- Requirements: Starting at the top of the listing, extract every line up to and including the one with "girls_mfvl_flow = [0.0, 2.90, 2.58, 2.04, 1.79, 1.03, 0.0]". Pictures stay out of the copy.

- Given information:
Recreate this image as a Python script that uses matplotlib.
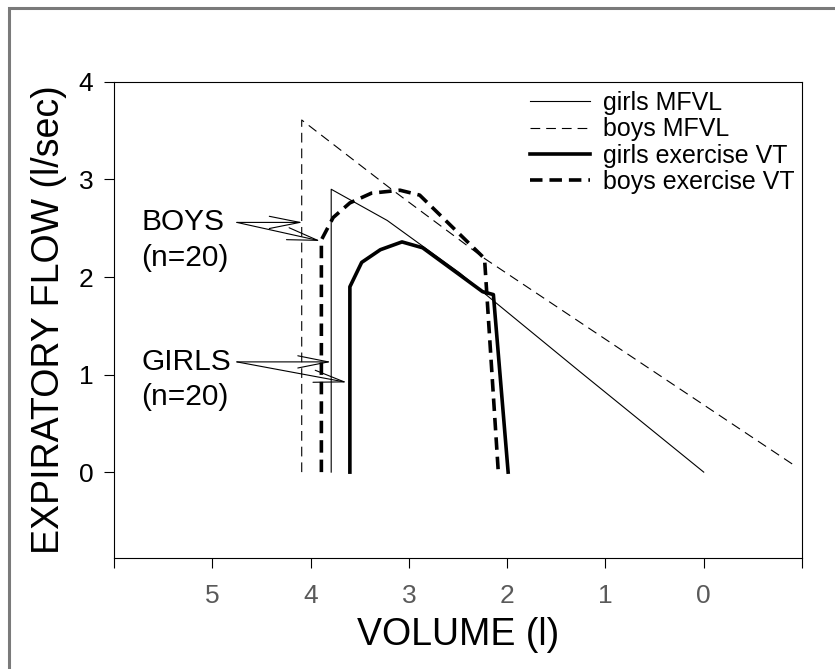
import matplotlib
matplotlib.use('Agg')

import matplotlib.pyplot as plt
from matplotlib.patches import Rectangle

plt.rcParams['font.family'] = ['Liberation Sans', 'DejaVu Sans']
plt.rcParams['lines.scale_dashes'] = False

# volume (l) / flow (l/sec)
girls_mfvl_vol = [3.79, 3.79, 3.22, 2.48, 2.18, 1.26, 0.0]
girls_mfvl_flow = [0.0, 2.90, 2.58, 2.04, 1.79, 1.03, 0.0]

boys_mfvl_vol = [4.09, 4.09, 3.19, 2.23, -0.95]
boys_mfvl_flow = [0.0, 3.61, 2.91, 2.19, 0.05]

girls_vt_vol = [3.60, 3.60, 3.48, 3.29, 3.07, 2.86, 2.48, 2.25, 2.14, 1.99]
girls_vt_flow = [0.0, 1.90, 2.15, 2.28, 2.36, 2.30, 2.02, 1.85, 1.82, 0.0]

boys_vt_vol = [3.89, 3.89, 3.77, 3.60, 3.38, 3.09, 2.89, 2.23, 2.09]
boys_vt_flow = [0.0, 2.38, 2.61, 2.76, 2.86, 2.89, 2.84, 2.19, 0.0]

x_ticks = [6, 5, 4, 3, 2, 1, 0, -1]
x_labels = ['', '5', '4', '3', '2', '1', '0', '']
y_ticks = [0, 1, 2, 3, 4]

fig = plt.figure(figsize=(8.35, 6.69), dpi=100)
ax = fig.add_axes([0.1365, 0.166, 0.824, 0.7115])

ax.plot(girls_mfvl_vol, girls_mfvl_flow, color='black', lw=0.8, label='girls MFVL')
ax.plot(boys_mfvl_vol, boys_mfvl_flow, color='black', lw=0.8, dashes=(7, 4.3), label='boys MFVL')
ax.plot(girls_vt_vol, girls_vt_flow, color='black', lw=2.6, label='girls exercise VT')
ax.plot(boys_vt_vol, boys_vt_flow, color='black', lw=2.6, dashes=(9, 5), label='boys exercise VT')

ax.set_xlim(6, -1)
ax.set_ylim(-0.88, 4)
ax.set_xticks(x_ticks)
ax.set_xticklabels(x_labels)
ax.set_yticks(y_ticks)
ax.tick_params(axis='x', direction='out', length=7, width=0.8, labelsize=19,
               labelcolor='#5a5a5a', pad=12)
ax.tick_params(axis='y', direction='out', length=7, width=0.8, labelsize=19, pad=8)
for sp in ax.spines.values():
    sp.set_linewidth(0.8)

ax.set_xlabel('VOLUME (l)', fontsize=27, labelpad=6)
ax.set_ylabel('EXPIRATORY FLOW (l/sec)', fontsize=27, labelpad=8)

ax.legend(loc='upper right', bbox_to_anchor=(1.0, 0.9965), borderaxespad=0, borderpad=0.3,
          frameon=False, fontsize=18, handlelength=2.4, handletextpad=0.52,
          labelspacing=0.09)

# annotations
arrow = dict(arrowstyle='->, head_length=1.1, head_width=0.22', color='black', lw=0.8,
             mutation_scale=20, shrinkA=0, shrinkB=0)
ax.text(5.725, 2.56, 'BOYS', fontsize=21.5, ha='left', va='center')
ax.text(5.725, 2.20, '(n=20)', fontsize=21.5, ha='left', va='center')
ax.text(5.725, 1.13, 'GIRLS', fontsize=21.5, ha='left', va='center')
ax.text(5.725, 0.77, '(n=20)', fontsize=21.5, ha='left', va='center')
ax.annotate('', xy=(4.08, 2.56), xytext=(4.75, 2.56), arrowprops=arrow)
ax.annotate('', xy=(3.90, 2.37), xytext=(4.75, 2.56), arrowprops=arrow)
ax.annotate('', xy=(3.79, 1.13), xytext=(4.75, 1.13), arrowprops=arrow)
ax.annotate('', xy=(3.63, 0.92), xytext=(4.75, 1.13), arrowprops=arrow)

# grey frame around the figure (right and bottom edges cut off)
fig.add_artist(Rectangle((9 / 835, -0.1), 1.2, 1.1 - 8 / 669, transform=fig.transFigure,
                         fill=False, ec='#7a7a7a', lw=2.2))

fig.savefig('out.png', dpi=100)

- Result of the exercise:
Recreate this image as a Python script that uses matplotlib.
import matplotlib
matplotlib.use('Agg')

import matplotlib.pyplot as plt
from matplotlib.patches import Rectangle

plt.rcParams['font.family'] = ['Liberation Sans', 'DejaVu Sans']
plt.rcParams['lines.scale_dashes'] = False

# volume (l) / flow (l/sec)
girls_mfvl_vol = [3.79, 3.79, 3.22, 2.48, 2.18, 1.26, 0.0]
girls_mfvl_flow = [0.0, 2.90, 2.58, 2.04, 1.79, 1.03, 0.0]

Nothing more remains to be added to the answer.